## STORED DATA
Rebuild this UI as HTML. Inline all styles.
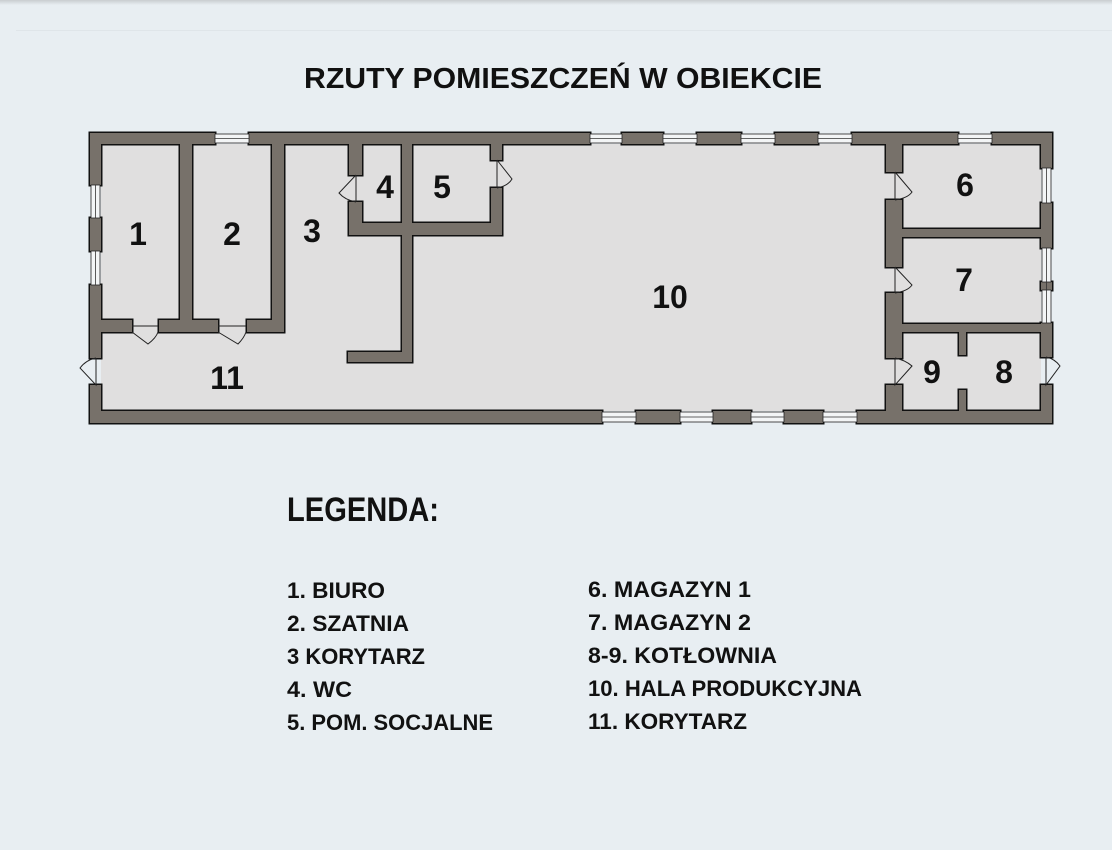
<!DOCTYPE html>
<html><head><meta charset="utf-8"><style>
html,body{margin:0;padding:0;background:#e8eef2;}
svg{display:block}
text{font-family:"Liberation Sans",sans-serif;font-weight:bold;fill:#111}
</style></head><body>
<svg width="1112" height="850" viewBox="0 0 1112 850" xmlns="http://www.w3.org/2000/svg">
<defs><linearGradient id="sh" x1="0" y1="0" x2="0" y2="1"><stop offset="0" stop-color="#c9cdd0"/><stop offset="1" stop-color="#e8eef2"/></linearGradient></defs>
<rect width="1112" height="850" fill="#e8eef2"/>
<rect width="1112" height="5" fill="url(#sh)"/>
<rect x="16" y="30" width="1096" height="1" fill="#dfe5e9"/>
<text x="563" y="88" font-size="29" text-anchor="middle" textLength="518" lengthAdjust="spacingAndGlyphs">RZUTY POMIESZCZEŃ W OBIEKCIE</text>

<rect x="101" y="144" width="940" height="267" fill="#e0dfdf"/>

<g id="walls">
<rect x="90" y="133" width="125" height="11"/><rect x="249" y="133" width="341" height="11"/>
<rect x="622" y="133" width="41" height="11"/><rect x="697" y="133" width="44" height="11"/>
<rect x="775" y="133" width="43" height="11"/><rect x="852" y="133" width="106" height="11"/>
<rect x="992" y="133" width="60" height="11"/>
<rect x="90" y="411" width="512" height="12"/><rect x="636" y="411" width="44" height="12"/>
<rect x="713" y="411" width="38" height="12"/><rect x="784" y="411" width="39" height="12"/>
<rect x="857" y="411" width="195" height="12"/>
<rect x="90" y="133" width="11" height="52"/><rect x="90" y="218" width="11" height="33"/>
<rect x="90" y="285" width="11" height="73"/><rect x="90" y="385" width="11" height="38"/>
<rect x="1041" y="133" width="11" height="35"/><rect x="1041" y="203" width="11" height="45"/>
<rect x="1041" y="282" width="11" height="8"/><rect x="1041" y="323" width="11" height="34"/>
<rect x="1041" y="385" width="11" height="38"/>
<rect x="180" y="144" width="12" height="188"/>
<rect x="272" y="144" width="12" height="188"/>
<rect x="101" y="320" width="31" height="12"/><rect x="159" y="320" width="59" height="12"/>
<rect x="247" y="320" width="37" height="12"/>
<rect x="349" y="144" width="13" height="31"/><rect x="349" y="202" width="13" height="33"/>
<rect x="349" y="223" width="153" height="12"/>
<rect x="402" y="144" width="10" height="218"/>
<rect x="348" y="352" width="64" height="10"/>
<rect x="491" y="144" width="11" height="16"/><rect x="491" y="188" width="11" height="47"/>
<rect x="886" y="144" width="16" height="28"/><rect x="886" y="200" width="16" height="67"/>
<rect x="886" y="293" width="16" height="65"/><rect x="886" y="385" width="16" height="26"/>
<rect x="902" y="229" width="139" height="8"/>
<rect x="902" y="324" width="150" height="8"/>
<rect x="959" y="332" width="7" height="23"/><rect x="959" y="390" width="7" height="21"/>
</g>
<use href="#walls" fill="none" stroke="#111" stroke-width="3"/>
<use href="#walls" fill="#77716a"/>

<g fill="#f3f5f6" stroke="#222" stroke-width="0.8">
<rect x="215" y="134" width="34" height="9"/><rect x="590" y="134" width="32" height="9"/>
<rect x="663" y="134" width="34" height="9"/><rect x="741" y="134" width="34" height="9"/>
<rect x="818" y="134" width="34" height="9"/><rect x="958" y="134" width="34" height="9"/>
<rect x="602" y="412" width="34" height="10"/><rect x="680" y="412" width="33" height="10"/>
<rect x="751" y="412" width="33" height="10"/><rect x="823" y="412" width="34" height="10"/>
<rect x="91" y="185" width="9" height="33"/><rect x="91" y="251" width="9" height="34"/>
<rect x="1042" y="168" width="9" height="35"/><rect x="1042" y="248" width="9" height="34"/>
<rect x="1042" y="290" width="9" height="33"/>
</g>
<g stroke="#333" stroke-width="0.8">
<line x1="215" y1="138.5" x2="249" y2="138.5"/><line x1="590" y1="138.5" x2="622" y2="138.5"/>
<line x1="663" y1="138.5" x2="697" y2="138.5"/><line x1="741" y1="138.5" x2="775" y2="138.5"/>
<line x1="818" y1="138.5" x2="852" y2="138.5"/><line x1="958" y1="138.5" x2="992" y2="138.5"/>
<line x1="602" y1="417" x2="636" y2="417"/><line x1="680" y1="417" x2="713" y2="417"/>
<line x1="751" y1="417" x2="784" y2="417"/><line x1="823" y1="417" x2="857" y2="417"/>
<line x1="95.5" y1="185" x2="95.5" y2="218"/><line x1="95.5" y1="251" x2="95.5" y2="285"/>
<line x1="1046.5" y1="168" x2="1046.5" y2="203"/><line x1="1046.5" y1="248" x2="1046.5" y2="323"/>
</g>

<g fill="none" stroke="#222" stroke-width="1">
<path d="M96 358 L96 385 L80 368 Q86 360 96 358"/>
<path d="M132 326 L158 326 M132 332 L148 344 Q156 338 158 332"/>
<path d="M218 326 L246 326 M218 332 L238 344 Q244 338 246 332"/>
<path d="M356 175 L356 202 M356 175 L339 193 Q345 200 356 202"/>
<path d="M497 160 L497 188 M497 160 L512 179 Q508 186 497 188"/>
<path d="M895 172 L895 200 M895 172 L912 192 Q908 198 895 200"/>
<path d="M895 267 L895 293 M895 267 L912 285 Q908 291 895 293"/>
<path d="M895 358 L895 385 L912 366 Q905 360 895 358"/>
<path d="M1046 357 L1046 385 L1060 366 Q1055 359 1046 357"/>
</g>

<g font-size="32" text-anchor="middle">
<text x="138" y="245">1</text><text x="232" y="245">2</text><text x="312" y="242">3</text>
<text x="385" y="198">4</text><text x="442" y="198">5</text><text x="670" y="308">10</text>
<text x="227" y="389">11</text><text x="965" y="196">6</text><text x="964" y="291">7</text>
<text x="932" y="383">9</text><text x="1004" y="383">8</text>
</g>

<text x="287" y="521" font-size="34" textLength="152" lengthAdjust="spacingAndGlyphs">LEGENDA:</text>
<g font-size="22">
<text x="287" y="598" textLength="98" lengthAdjust="spacingAndGlyphs">1. BIURO</text>
<text x="287" y="631" textLength="122" lengthAdjust="spacingAndGlyphs">2. SZATNIA</text>
<text x="287" y="664" textLength="138" lengthAdjust="spacingAndGlyphs">3 KORYTARZ</text>
<text x="287" y="697" textLength="65" lengthAdjust="spacingAndGlyphs">4. WC</text>
<text x="287" y="730" textLength="206" lengthAdjust="spacingAndGlyphs">5. POM. SOCJALNE</text>
<text x="588" y="597" textLength="163" lengthAdjust="spacingAndGlyphs">6. MAGAZYN 1</text>
<text x="588" y="630" textLength="163" lengthAdjust="spacingAndGlyphs">7. MAGAZYN 2</text>
<text x="588" y="663" textLength="189" lengthAdjust="spacingAndGlyphs">8-9. KOTŁOWNIA</text>
<text x="588" y="696" textLength="274" lengthAdjust="spacingAndGlyphs">10. HALA PRODUKCYJNA</text>
<text x="588" y="729" textLength="159" lengthAdjust="spacingAndGlyphs">11. KORYTARZ</text>
</g>
</svg>
</body></html>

## DO THIS
Reproduce the material above in full and without alteration, but skip all pictures.

## RESPONSE FOR THIS EXERCISE
Rebuild this UI as HTML. Inline all styles.
<!DOCTYPE html>
<html><head><meta charset="utf-8"><style>
html,body{margin:0;padding:0;background:#e8eef2;}
svg{display:block}
text{font-family:"Liberation Sans",sans-serif;font-weight:bold;fill:#111}
</style></head><body>
<svg width="1112" height="850" viewBox="0 0 1112 850" xmlns="http://www.w3.org/2000/svg">
<defs><linearGradient id="sh" x1="0" y1="0" x2="0" y2="1"><stop offset="0" stop-color="#c9cdd0"/><stop offset="1" stop-color="#e8eef2"/></linearGradient></defs>
<rect width="1112" height="850" fill="#e8eef2"/>
<rect width="1112" height="5" fill="url(#sh)"/>
<rect x="16" y="30" width="1096" height="1" fill="#dfe5e9"/>
<text x="563" y="88" font-size="29" text-anchor="middle" textLength="518" lengthAdjust="spacingAndGlyphs">RZUTY POMIESZCZEŃ W OBIEKCIE</text>

<rect x="101" y="144" width="940" height="267" fill="#e0dfdf"/>

<g id="walls">
<rect x="90" y="133" width="125" height="11"/><rect x="249" y="133" width="341" height="11"/>
<rect x="622" y="133" width="41" height="11"/><rect x="697" y="133" width="44" height="11"/>
<rect x="775" y="133" width="43" height="11"/><rect x="852" y="133" width="106" height="11"/>
<rect x="992" y="133" width="60" height="11"/>
<rect x="90" y="411" width="512" height="12"/><rect x="636" y="411" width="44" height="12"/>
<rect x="713" y="411" width="38" height="12"/><rect x="784" y="411" width="39" height="12"/>
<rect x="857" y="411" width="195" height="12"/>
<rect x="90" y="133" width="11" height="52"/><rect x="90" y="218" width="11" height="33"/>
<rect x="90" y="285" width="11" height="73"/><rect x="90" y="385" width="11" height="38"/>
<rect x="1041" y="133" width="11" height="35"/><rect x="1041" y="203" width="11" height="45"/>
<rect x="1041" y="282" width="11" height="8"/><rect x="1041" y="323" width="11" height="34"/>
<rect x="1041" y="385" width="11" height="38"/>
<rect x="180" y="144" width="12" height="188"/>
<rect x="272" y="144" width="12" height="188"/>
<rect x="101" y="320" width="31" height="12"/><rect x="159" y="320" width="59" height="12"/>
<rect x="247" y="320" width="37" height="12"/>
<rect x="349" y="144" width="13" height="31"/><rect x="349" y="202" width="13" height="33"/>
<rect x="349" y="223" width="153" height="12"/>
<rect x="402" y="144" width="10" height="218"/>
<rect x="348" y="352" width="64" height="10"/>
<rect x="491" y="144" width="11" height="16"/><rect x="491" y="188" width="11" height="47"/>
<rect x="886" y="144" width="16" height="28"/><rect x="886" y="200" width="16" height="67"/>
<rect x="886" y="293" width="16" height="65"/><rect x="886" y="385" width="16" height="26"/>
<rect x="902" y="229" width="139" height="8"/>
<rect x="902" y="324" width="150" height="8"/>
<rect x="959" y="332" width="7" height="23"/><rect x="959" y="390" width="7" height="21"/>
</g>
<use href="#walls" fill="none" stroke="#111" stroke-width="3"/>
<use href="#walls" fill="#77716a"/>

<g fill="#f3f5f6" stroke="#222" stroke-width="0.8">
<rect x="215" y="134" width="34" height="9"/><rect x="590" y="134" width="32" height="9"/>
<rect x="663" y="134" width="34" height="9"/><rect x="741" y="134" width="34" height="9"/>
<rect x="818" y="134" width="34" height="9"/><rect x="958" y="134" width="34" height="9"/>
<rect x="602" y="412" width="34" height="10"/><rect x="680" y="412" width="33" height="10"/>
<rect x="751" y="412" width="33" height="10"/><rect x="823" y="412" width="34" height="10"/>
<rect x="91" y="185" width="9" height="33"/><rect x="91" y="251" width="9" height="34"/>
<rect x="1042" y="168" width="9" height="35"/><rect x="1042" y="248" width="9" height="34"/>
<rect x="1042" y="290" width="9" height="33"/>
</g>
<g stroke="#333" stroke-width="0.8">
<line x1="215" y1="138.5" x2="249" y2="138.5"/><line x1="590" y1="138.5" x2="622" y2="138.5"/>
<line x1="663" y1="138.5" x2="697" y2="138.5"/><line x1="741" y1="138.5" x2="775" y2="138.5"/>
<line x1="818" y1="138.5" x2="852" y2="138.5"/><line x1="958" y1="138.5" x2="992" y2="138.5"/>
<line x1="602" y1="417" x2="636" y2="417"/><line x1="680" y1="417" x2="713" y2="417"/>
<line x1="751" y1="417" x2="784" y2="417"/><line x1="823" y1="417" x2="857" y2="417"/>
<line x1="95.5" y1="185" x2="95.5" y2="218"/><line x1="95.5" y1="251" x2="95.5" y2="285"/>
<line x1="1046.5" y1="168" x2="1046.5" y2="203"/><line x1="1046.5" y1="248" x2="1046.5" y2="323"/>
</g>

<g fill="none" stroke="#222" stroke-width="1">
<path d="M96 358 L96 385 L80 368 Q86 360 96 358"/>
<path d="M132 326 L158 326 M132 332 L148 344 Q156 338 158 332"/>
<path d="M218 326 L246 326 M218 332 L238 344 Q244 338 246 332"/>
<path d="M356 175 L356 202 M356 175 L339 193 Q345 200 356 202"/>
<path d="M497 160 L497 188 M497 160 L512 179 Q508 186 497 188"/>
<path d="M895 172 L895 200 M895 172 L912 192 Q908 198 895 200"/>
<path d="M895 267 L895 293 M895 267 L912 285 Q908 291 895 293"/>
<path d="M895 358 L895 385 L912 366 Q905 360 895 358"/>
<path d="M1046 357 L1046 385 L1060 366 Q1055 359 1046 357"/>
</g>

<g font-size="32" text-anchor="middle">
<text x="138" y="245">1</text><text x="232" y="245">2</text><text x="312" y="242">3</text>
<text x="385" y="198">4</text><text x="442" y="198">5</text><text x="670" y="308">10</text>
<text x="227" y="389">11</text><text x="965" y="196">6</text><text x="964" y="291">7</text>
<text x="932" y="383">9</text><text x="1004" y="383">8</text>
</g>

<text x="287" y="521" font-size="34" textLength="152" lengthAdjust="spacingAndGlyphs">LEGENDA:</text>
<g font-size="22">
<text x="287" y="598" textLength="98" lengthAdjust="spacingAndGlyphs">1. BIURO</text>
<text x="287" y="631" textLength="122" lengthAdjust="spacingAndGlyphs">2. SZATNIA</text>
<text x="287" y="664" textLength="138" lengthAdjust="spacingAndGlyphs">3 KORYTARZ</text>
<text x="287" y="697" textLength="65" lengthAdjust="spacingAndGlyphs">4. WC</text>
<text x="287" y="730" textLength="206" lengthAdjust="spacingAndGlyphs">5. POM. SOCJALNE</text>
<text x="588" y="597" textLength="163" lengthAdjust="spacingAndGlyphs">6. MAGAZYN 1</text>
<text x="588" y="630" textLength="163" lengthAdjust="spacingAndGlyphs">7. MAGAZYN 2</text>
<text x="588" y="663" textLength="189" lengthAdjust="spacingAndGlyphs">8-9. KOTŁOWNIA</text>
<text x="588" y="696" textLength="274" lengthAdjust="spacingAndGlyphs">10. HALA PRODUKCYJNA</text>
<text x="588" y="729" textLength="159" lengthAdjust="spacingAndGlyphs">11. KORYTARZ</text>
</g>
</svg>
</body></html>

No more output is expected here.